Guy Ritchie has officially confirmed that MobLand Season 2 is locked in for a return on Paramount+ before the end of 2026, with the director telling ScreenRant that production on his end is wrapped and the show is now deep in post-production. Filming officially wrapped back in March, and Ritchie confirmed the show is slated for an Autumn 2026 premiere at a Paramount+ press briefing on May 13.

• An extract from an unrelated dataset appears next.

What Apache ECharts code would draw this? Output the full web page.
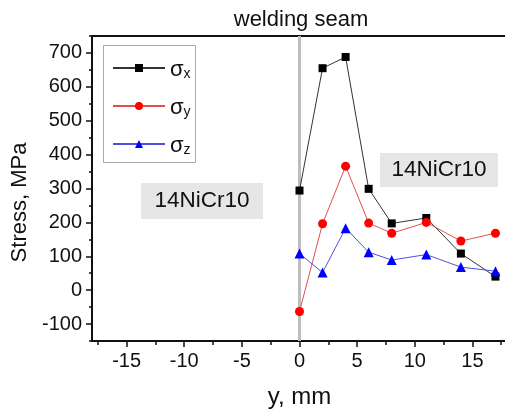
<!DOCTYPE html>
<html><head><meta charset="utf-8">
<script src="https://cdn.jsdelivr.net/npm/echarts@6/dist/echarts.min.js"></script>
<style>html,body{margin:0;padding:0;background:#fff}#c{width:505px;height:409px}</style>
</head><body><div id="c"></div>
<script>
const xPositions = [0, 2, 4, 6, 8, 11, 14, 17];
const sigmaX = [294, 655, 688, 299, 197, 213, 108, 40];
const sigmaY = [-63, 196, 366, 198, 168, 200, 145, 168];
const sigmaZ = [108, 52, 183, 112, 89, 105, 68, 56];
const seriesNames = ['x', 'y', 'z'];
const xTicks = [-15, -10, -5, 0, 5, 10, 15];
const xMinorTicks = [-17.5, -12.5, -7.5, -2.5, 2.5, 7.5, 12.5, 17.5];
const yTicks = [-100, 0, 100, 200, 300, 400, 500, 600, 700];
const yMinorTicks = [-150, -50, 50, 150, 250, 350, 450, 550, 650, 750];
const boxLabel = '14NiCr10';

const font = 'Liberation Sans, Arial, sans-serif';
const chart = echarts.init(document.getElementById('c'), null, {renderer: 'canvas'});
function pts(v) { return xPositions.map((x, i) => [x, v[i]]); }
const axisLine = {show: true, onZero: false, lineStyle: {color: '#111', width: 2}};
const hiddenLine = {show: false, onZero: false};
const xRange = {min: -18, max: 18};
const yRange = {min: -150, max: 750};

const option = {
  animation: false,
  backgroundColor: '#fff',
  title: {
    text: 'welding seam', left: 296, top: 4, textAlign: 'center',
    textStyle: {fontFamily: font, fontSize: 22, fontWeight: 'normal', color: '#111'}
  },
  grid: {left: 92, top: 36, right: -2, bottom: 68, containLabel: false, outerBoundsMode: 'none'},
  xAxis: [
    Object.assign({
      type: 'value', interval: 5,
      name: 'y, mm', nameLocation: 'middle', nameGap: 44,
      nameTextStyle: {fontFamily: font, fontSize: 24, color: '#111'},
      axisLine: axisLine,
      axisTick: {show: true, length: 6, lineStyle: {color: '#111', width: 1.5}, customValues: xTicks},
      axisLabel: {fontFamily: font, fontSize: 20, color: '#111', margin: 10, customValues: xTicks},
      splitLine: {show: false}
    }, xRange),
    Object.assign({
      type: 'value', interval: 5, position: 'bottom',
      axisLine: hiddenLine,
      axisTick: {show: true, length: 4, lineStyle: {color: '#111', width: 1.5}, customValues: xMinorTicks},
      axisLabel: {show: false}, splitLine: {show: false}
    }, xRange),
    Object.assign({
      type: 'value', interval: 5, position: 'top',
      axisLine: axisLine, axisTick: {show: false}, axisLabel: {show: false}, splitLine: {show: false}
    }, xRange)
  ],
  yAxis: [
    Object.assign({
      type: 'value', interval: 50,
      name: 'Stress, MPa', nameLocation: 'middle', nameGap: 57, nameRotate: 90,
      nameTextStyle: {fontFamily: font, fontSize: 22, color: '#111', padding: [0, 28, 0, 0]},
      axisLine: axisLine,
      axisTick: {show: true, length: 6, lineStyle: {color: '#111', width: 1.5}, customValues: yTicks},
      axisLabel: {fontFamily: font, fontSize: 20, color: '#111', margin: 10, customValues: yTicks},
      splitLine: {show: false}
    }, yRange),
    Object.assign({
      type: 'value', interval: 50, position: 'left',
      axisLine: hiddenLine,
      axisTick: {show: true, length: 3, lineStyle: {color: '#111', width: 1.5}, customValues: yMinorTicks},
      axisLabel: {show: false}, splitLine: {show: false}
    }, yRange)
  ],
  legend: {
    orient: 'vertical', left: 112, top: 59, itemWidth: 52, itemHeight: 10, itemGap: 16,
    padding: 0,
    data: seriesNames,
    formatter: n => '{s|σ}{b|' + n + '}',
    textStyle: {fontFamily: font, color: '#111', padding: [0, 0, 0, 0],
      rich: {s: {fontSize: 22, fontFamily: font, color: '#111', verticalAlign: 'bottom'},
             b: {fontSize: 14, fontFamily: font, color: '#111', padding: [12, 0, 0, 0]}}}
  },
  graphic: [
    {type: 'rect', left: 103, top: 45, shape: {width: 92, height: 117},
     style: {fill: '#fff', stroke: '#aaa', lineWidth: 1}, z: 0},
    {type: 'rect', left: 141, top: 183, shape: {width: 122, height: 36},
     style: {fill: '#e6e6e6'}, z: 0},
    {type: 'text', x: 202, y: 201, z: 1,
     style: {text: boxLabel, fontFamily: font, fontSize: 22.5, fill: '#111', align: 'center', verticalAlign: 'middle'}},
    {type: 'rect', left: 380, top: 153, shape: {width: 118, height: 34},
     style: {fill: '#e6e6e6'}, z: 0},
    {type: 'text', x: 439, y: 170, z: 1,
     style: {text: boxLabel, fontFamily: font, fontSize: 22.5, fill: '#111', align: 'center', verticalAlign: 'middle'}}
  ],
  series: [
    {type: 'line', data: [], zlevel: 0, z: 1, silent: true,
     markLine: {silent: true, symbol: 'none', label: {show: false},
       lineStyle: {type: 'solid', color: '#bdbdbd', width: 3},
       data: [{xAxis: 0}]}},
    {name: 'x', type: 'line', data: pts(sigmaX), zlevel: 1, symbol: 'rect', symbolSize: 8,
     lineStyle: {color: '#333', width: 1}, itemStyle: {color: '#000'}},
    {name: 'y', type: 'line', data: pts(sigmaY), zlevel: 1, symbol: 'circle', symbolSize: 9,
     lineStyle: {color: '#e05050', width: 1}, itemStyle: {color: '#f00'}},
    {name: 'z', type: 'line', data: pts(sigmaZ), zlevel: 1, symbol: 'triangle', symbolSize: 10,
     lineStyle: {color: '#5050e0', width: 1}, itemStyle: {color: '#00f'}}
  ]
};
chart.setOption(option);
</script></body></html>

For the uninitiated, MobLand is the British gangster series that quietly became one of the biggest streaming shows on the planet last year. The premiere pulled 2.2 million viewers on launch day, and the first season went on to rack up over 26 million views total, making it the second most-watched original on Paramount+ behind only Landman.

Not bad for a show that started life as a Ray Donovan spinoff nobody asked for.

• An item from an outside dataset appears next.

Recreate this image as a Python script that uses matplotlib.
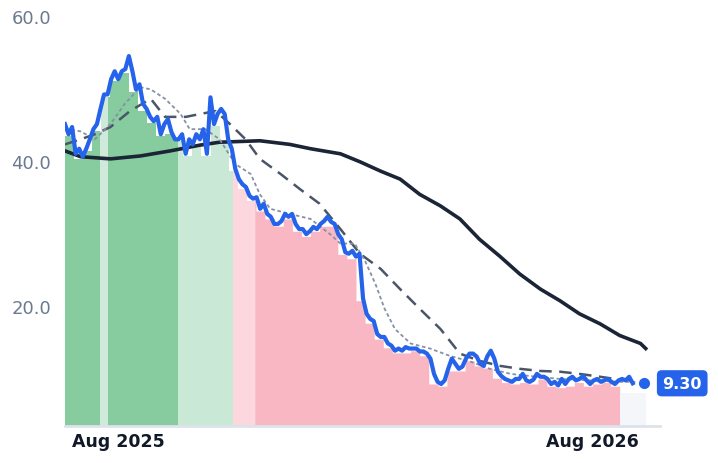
import matplotlib
matplotlib.use("Agg")
import matplotlib.pyplot as plt
import numpy as np
import pandas as pd

base = pd.Timestamp("2025-08-01")
price = [45.1,43.7,44.7,41.0,41.7,40.6,41.7,43.0,44.4,45.1,47.2,49.2,49.2,51.3,52.4,51.3,52.4,52.7,54.5,52.4,49.9,50.6,47.9,47.2,46.1,45.5,46.1,43.7,45.1,45.8,44.0,43.0,43.0,43.7,41.0,43.0,42.3,43.7,43.0,44.4,41.0,48.8,45.1,46.5,47.2,46.5,43.0,41.7,38.9,37.5,36.8,36.4,35.2,34.8,35.0,33.4,34.1,32.7,32.3,31.3,31.3,31.7,32.7,32.3,32.7,31.3,30.6,30.6,29.9,30.3,30.9,30.6,31.3,31.7,32.3,31.6,31.3,29.9,29.2,27.4,27.2,27.6,26.8,27.2,21.0,18.9,18.2,17.9,16.1,15.7,15.7,14.8,14.5,13.8,14.1,13.8,14.3,14.1,14.1,14.1,13.7,13.7,13.4,12.7,10.6,9.5,9.2,9.7,11.3,12.7,12.0,11.3,11.6,12.7,13.4,13.4,13.0,12.0,11.7,13.0,13.8,12.7,10.9,10.3,9.9,9.7,9.5,9.9,9.9,10.6,9.7,9.5,9.8,10.6,10.2,10.2,9.9,9.2,9.5,9.0,9.9,9.2,9.9,10.2,9.7,9.9,10.3,9.7,9.2,9.7,9.9,9.5,9.7,9.9,9.5,9.2,9.7,9.9,9.7,10.2,9.3]
price_start, price_end = -41, 396

ma200_days = [-41,-29,-6,17,40,63,78,109,132,148,171,186,202,217,232,248,263,278,294,309,325,340,355,371,386,402,406]
ma200 = [41.4,40.6,40.3,40.7,41.4,42.2,42.6,42.8,42.3,41.7,41.0,39.9,38.6,37.5,35.4,33.8,32.0,29.2,26.8,24.4,22.3,20.7,18.9,17.5,15.9,14.8,14.1]
ma50_days = [-41,-29,-18,-6,9,25,36,52,63,75,86,98,109,125,140,155,171,186,202,217,232,248,263,278,294,309,325,340,355,371,386,398]
ma50 = [42.3,43.0,43.7,44.7,46.9,48.6,46.1,46.1,46.5,46.9,45.1,43.0,40.3,38.2,36.1,34.1,30.6,27.2,25.1,22.3,19.6,16.8,13.4,12.4,11.7,11.3,11.0,10.9,10.6,10.2,9.8,9.7]
ma20_days = [-41,-29,-18,-6,5,17,25,36,48,55,67,78,90,102,109,117,132,148,163,171,182,190,198,205,213,225,240,255,271,286,302,317,340,363,386,398]
ma20 = [44.4,44.1,43.0,45.1,47.9,50.2,49.9,48.6,46.5,44.4,44.4,43.0,39.6,38.2,35.4,33.4,32.7,32.0,29.9,28.6,28.6,26.2,23.0,19.6,16.8,14.8,14.1,13.1,12.3,11.3,10.6,10.3,9.9,9.7,9.5,9.5]

seg_edges = [-41,-14,-8,46,88,105,386,406]
seg_colors = ["#86cc9e","#cfeadb","#86cc9e","#c9e9d6","#fcd8de","#f8b7c3","#f4f6f9"]

last_val = 9.30
ymin, ymax = 3.4, 61

fig = plt.figure(figsize=(7.18,4.64), dpi=100)
ax = fig.add_axes([65/718, 37/464, (660-65)/718, (427-10)/464])

dates = pd.to_datetime(base) + pd.to_timedelta(np.linspace(price_start, price_end, len(price)), unit="D")
s = pd.Series(price, index=dates)
wk = s.resample("7D", origin=base + pd.Timedelta(days=seg_edges[0])).min()

for i in range(len(seg_edges)-1):
    a = base + pd.Timedelta(days=seg_edges[i]); b = base + pd.Timedelta(days=seg_edges[i+1])
    xs = pd.date_range(a, b, freq="1D")
    vals = wk.reindex(xs, method="ffill").bfill().fillna(last_val).values - 0.3
    if i == len(seg_edges)-2:
        vals = np.full(len(xs), 8.0)
    ax.fill_between(xs, ymin, vals, step="post", color=seg_colors[i], lw=0, zorder=1)

def d(lst):
    return [base + pd.Timedelta(days=v) for v in lst]

ax.plot(d(ma200_days), ma200, color="#1c2536", lw=2.6, zorder=3)
ax.plot(d(ma50_days), ma50, color="#4a5568", lw=1.8, ls=(0,(5,3)), zorder=3)
ax.plot(d(ma20_days), ma20, color="#8591a5", lw=1.3, ls=(0,(2,1.5)), zorder=3)
ax.plot(dates, price, color="#2563eb", lw=3, zorder=4, solid_joinstyle="round")

mx = base + pd.Timedelta(days=405)
ax.plot([mx], [last_val], "o", color="#2563eb", ms=7, zorder=5, clip_on=False)
ax.annotate(f"{last_val:.2f}", xy=(mx, last_val), xytext=(13, 0), textcoords="offset points",
            va="center", ha="left", color="white", fontsize=11.5, fontweight="bold",
            bbox=dict(boxstyle="round,pad=0.35,rounding_size=0.3", fc="#2563eb", ec="none"),
            annotation_clip=False)

ax.set_ylim(ymin, ymax)
ax.set_xlim(base + pd.Timedelta(days=-41), base + pd.Timedelta(days=417))
ax.set_yticks([20, 40, 60])
ax.set_yticklabels(["20.0", "40.0", "60.0"])
ax.tick_params(axis="y", length=0, labelsize=13, labelcolor="#6b7a90", pad=10)
ax.set_xticks([pd.Timestamp("2025-08-01"), pd.Timestamp("2026-08-01")])
ax.set_xticklabels(["Aug 2025", "Aug 2026"], fontweight="bold", fontsize=12.5, color="#111827")
ax.tick_params(axis="x", length=0, pad=4)
for sp in ["top", "right", "left"]:
    ax.spines[sp].set_visible(False)
ax.spines["bottom"].set_color("#dde3ea")
ax.spines["bottom"].set_linewidth(2)

fig.savefig("out.png", dpi=100)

The Cast That Makes It Work

Tom Hardy leads the charge as Harry Da Souza, a fixer for the Harrigan crime family who is equal parts terrifying and weirdly likeable. Pierce Brosnan plays patriarch Conrad. Helen Mirren plays his wife Maeve. And if you’re wondering whether a cast that stacked can possibly work inside one show, the answer is yes. Emphatically.

Returning cast for Season 2 includes Paddy Considine, Joanne Froggatt, Emmett J. Scanlan, Anson Boon, and Lara Pulver, with Johnny Flynn and Ophelia Lovibond joining as new series regulars. Scanlan, who plays Harrigan enforcer Paul O’Donnell, has already said publicly that Season 2 is “ambitious,” “fast-moving,” and more “insane” than the first run.

Where The Story Goes Next

Season 1 left plenty of unfinished business. Harry was accidentally stabbed by his wife Jan, Kevin has taken over the family operation, and both Conrad and Maeve ended up behind bars. So the status quo has been completely blown up.

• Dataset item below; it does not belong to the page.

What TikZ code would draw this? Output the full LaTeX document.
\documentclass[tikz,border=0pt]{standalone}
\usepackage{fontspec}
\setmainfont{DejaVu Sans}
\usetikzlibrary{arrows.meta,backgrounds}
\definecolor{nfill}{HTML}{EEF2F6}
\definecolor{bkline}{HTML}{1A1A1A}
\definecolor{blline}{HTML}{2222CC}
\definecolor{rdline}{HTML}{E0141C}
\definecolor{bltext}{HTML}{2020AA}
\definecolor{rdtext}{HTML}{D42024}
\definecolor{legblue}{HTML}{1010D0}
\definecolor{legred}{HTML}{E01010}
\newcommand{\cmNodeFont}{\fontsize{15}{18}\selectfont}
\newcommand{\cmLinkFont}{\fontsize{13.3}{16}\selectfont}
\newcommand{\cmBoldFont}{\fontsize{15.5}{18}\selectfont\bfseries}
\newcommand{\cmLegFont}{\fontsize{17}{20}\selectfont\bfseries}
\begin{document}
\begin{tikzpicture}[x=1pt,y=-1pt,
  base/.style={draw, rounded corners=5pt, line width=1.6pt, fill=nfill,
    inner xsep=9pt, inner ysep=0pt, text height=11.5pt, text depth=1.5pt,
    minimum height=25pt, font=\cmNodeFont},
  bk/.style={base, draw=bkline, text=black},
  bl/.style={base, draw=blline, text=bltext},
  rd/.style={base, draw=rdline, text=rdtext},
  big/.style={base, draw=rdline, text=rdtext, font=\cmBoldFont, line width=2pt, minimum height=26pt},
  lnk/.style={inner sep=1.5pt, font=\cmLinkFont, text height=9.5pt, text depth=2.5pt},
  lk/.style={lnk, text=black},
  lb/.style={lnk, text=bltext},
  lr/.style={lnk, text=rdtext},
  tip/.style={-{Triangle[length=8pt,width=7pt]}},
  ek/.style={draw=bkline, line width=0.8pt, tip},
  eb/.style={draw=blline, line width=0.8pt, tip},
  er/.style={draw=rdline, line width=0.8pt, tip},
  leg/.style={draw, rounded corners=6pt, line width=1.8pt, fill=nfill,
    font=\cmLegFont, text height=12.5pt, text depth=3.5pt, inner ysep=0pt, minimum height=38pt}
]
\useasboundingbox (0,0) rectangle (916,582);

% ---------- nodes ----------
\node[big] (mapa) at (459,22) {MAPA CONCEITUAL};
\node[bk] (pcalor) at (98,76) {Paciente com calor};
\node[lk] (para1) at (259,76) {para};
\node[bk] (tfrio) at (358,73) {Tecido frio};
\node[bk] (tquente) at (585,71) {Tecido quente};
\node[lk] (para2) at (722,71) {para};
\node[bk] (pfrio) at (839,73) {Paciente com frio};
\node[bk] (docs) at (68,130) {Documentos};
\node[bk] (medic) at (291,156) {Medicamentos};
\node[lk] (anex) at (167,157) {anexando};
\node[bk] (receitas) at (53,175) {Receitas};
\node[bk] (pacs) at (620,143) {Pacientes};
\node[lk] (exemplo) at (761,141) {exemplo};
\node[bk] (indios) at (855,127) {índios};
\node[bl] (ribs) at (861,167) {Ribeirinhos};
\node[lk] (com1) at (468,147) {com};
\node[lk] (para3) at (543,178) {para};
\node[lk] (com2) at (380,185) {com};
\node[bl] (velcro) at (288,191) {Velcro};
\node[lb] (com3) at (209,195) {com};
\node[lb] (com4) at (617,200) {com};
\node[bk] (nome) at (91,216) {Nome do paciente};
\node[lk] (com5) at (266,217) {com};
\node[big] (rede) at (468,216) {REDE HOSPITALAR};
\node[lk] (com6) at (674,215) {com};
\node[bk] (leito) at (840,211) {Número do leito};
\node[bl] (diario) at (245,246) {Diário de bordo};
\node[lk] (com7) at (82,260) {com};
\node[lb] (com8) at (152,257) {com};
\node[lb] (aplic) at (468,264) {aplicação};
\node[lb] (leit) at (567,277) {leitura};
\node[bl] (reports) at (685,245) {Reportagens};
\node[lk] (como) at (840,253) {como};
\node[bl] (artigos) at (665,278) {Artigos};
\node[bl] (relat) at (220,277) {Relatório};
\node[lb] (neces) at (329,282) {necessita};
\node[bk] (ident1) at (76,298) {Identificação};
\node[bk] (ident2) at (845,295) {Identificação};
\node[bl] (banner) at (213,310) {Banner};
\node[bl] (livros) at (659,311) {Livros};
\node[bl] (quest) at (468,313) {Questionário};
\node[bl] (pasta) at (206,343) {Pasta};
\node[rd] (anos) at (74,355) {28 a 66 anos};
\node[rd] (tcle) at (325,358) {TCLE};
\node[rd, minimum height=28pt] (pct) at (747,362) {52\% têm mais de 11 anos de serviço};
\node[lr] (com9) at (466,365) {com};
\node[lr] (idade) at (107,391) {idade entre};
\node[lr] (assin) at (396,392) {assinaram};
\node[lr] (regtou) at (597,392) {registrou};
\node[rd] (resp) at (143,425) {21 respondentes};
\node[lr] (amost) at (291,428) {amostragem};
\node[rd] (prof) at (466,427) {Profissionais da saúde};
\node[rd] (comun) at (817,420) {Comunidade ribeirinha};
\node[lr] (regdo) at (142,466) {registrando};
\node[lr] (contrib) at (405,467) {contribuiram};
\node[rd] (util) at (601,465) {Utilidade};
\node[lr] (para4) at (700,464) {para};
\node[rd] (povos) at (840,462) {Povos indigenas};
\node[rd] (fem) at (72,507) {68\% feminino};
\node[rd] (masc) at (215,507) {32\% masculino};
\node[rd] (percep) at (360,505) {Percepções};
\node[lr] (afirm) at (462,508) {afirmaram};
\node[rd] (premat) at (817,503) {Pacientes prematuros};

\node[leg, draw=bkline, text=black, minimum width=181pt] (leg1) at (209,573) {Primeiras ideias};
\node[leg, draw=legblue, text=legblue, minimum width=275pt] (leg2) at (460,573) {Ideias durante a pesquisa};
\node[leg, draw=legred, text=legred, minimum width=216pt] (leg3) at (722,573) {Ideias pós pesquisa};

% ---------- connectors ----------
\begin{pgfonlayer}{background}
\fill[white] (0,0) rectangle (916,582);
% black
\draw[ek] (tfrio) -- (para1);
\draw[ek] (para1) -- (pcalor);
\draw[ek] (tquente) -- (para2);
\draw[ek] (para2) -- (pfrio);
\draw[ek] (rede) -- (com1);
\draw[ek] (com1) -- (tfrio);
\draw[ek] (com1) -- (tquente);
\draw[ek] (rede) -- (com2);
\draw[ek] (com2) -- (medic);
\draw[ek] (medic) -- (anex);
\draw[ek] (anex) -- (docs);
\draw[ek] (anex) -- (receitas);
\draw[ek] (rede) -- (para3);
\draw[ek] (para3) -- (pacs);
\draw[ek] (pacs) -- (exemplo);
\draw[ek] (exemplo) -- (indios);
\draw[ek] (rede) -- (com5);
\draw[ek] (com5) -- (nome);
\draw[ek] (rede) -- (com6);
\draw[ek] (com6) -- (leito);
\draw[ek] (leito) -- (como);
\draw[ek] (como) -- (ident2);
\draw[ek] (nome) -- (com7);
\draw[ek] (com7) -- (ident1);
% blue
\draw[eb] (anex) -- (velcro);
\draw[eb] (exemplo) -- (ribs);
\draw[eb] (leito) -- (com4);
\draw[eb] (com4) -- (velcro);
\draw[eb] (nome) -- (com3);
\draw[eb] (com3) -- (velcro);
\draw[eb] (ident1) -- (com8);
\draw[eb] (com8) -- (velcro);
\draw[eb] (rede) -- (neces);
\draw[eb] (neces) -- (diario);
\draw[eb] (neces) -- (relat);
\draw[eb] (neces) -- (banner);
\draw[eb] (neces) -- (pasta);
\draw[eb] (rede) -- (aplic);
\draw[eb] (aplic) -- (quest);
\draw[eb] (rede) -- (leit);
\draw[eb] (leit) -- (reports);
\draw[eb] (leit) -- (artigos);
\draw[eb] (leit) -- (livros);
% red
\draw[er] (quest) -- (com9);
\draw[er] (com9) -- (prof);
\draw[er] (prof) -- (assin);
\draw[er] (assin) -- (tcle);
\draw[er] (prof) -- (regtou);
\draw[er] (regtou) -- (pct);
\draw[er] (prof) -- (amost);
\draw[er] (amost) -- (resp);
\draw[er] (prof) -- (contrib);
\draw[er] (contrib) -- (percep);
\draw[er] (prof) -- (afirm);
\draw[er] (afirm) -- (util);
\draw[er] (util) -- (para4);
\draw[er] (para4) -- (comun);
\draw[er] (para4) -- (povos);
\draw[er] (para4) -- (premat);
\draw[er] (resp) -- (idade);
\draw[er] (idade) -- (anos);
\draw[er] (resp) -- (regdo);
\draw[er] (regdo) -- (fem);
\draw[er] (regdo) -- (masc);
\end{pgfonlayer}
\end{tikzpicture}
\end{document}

But the really interesting part is scope. Hardy has hinted that Season 2 could go international, pointing to organised crime families across Europe competing for influence over trafficking routes. And that tracks with the production itself. Filming took place across London, Northern Ireland, and Mallorca, which suggests the Harrigans’ problems are no longer confined to the M25.

Why You Should Care

Look, we’ve had no shortage of British crime dramas over the years. But MobLand hit different. Ritchie brought his trademark energy without overdoing the cockney schtick, Hardy played it restrained instead of going full Bane, and the whole thing felt like a proper ensemble piece rather than a star vehicle.

Ritchie has promised the second season will “push the boundaries of the genre even further”. Given the first season sits at 76% on Rotten Tomatoes and broke every viewership record Paramount+ had, that’s a statement worth holding him to.

MobLand Season 1 is streaming now on Paramount+. Season 2 is expected to land in Autumn 2026.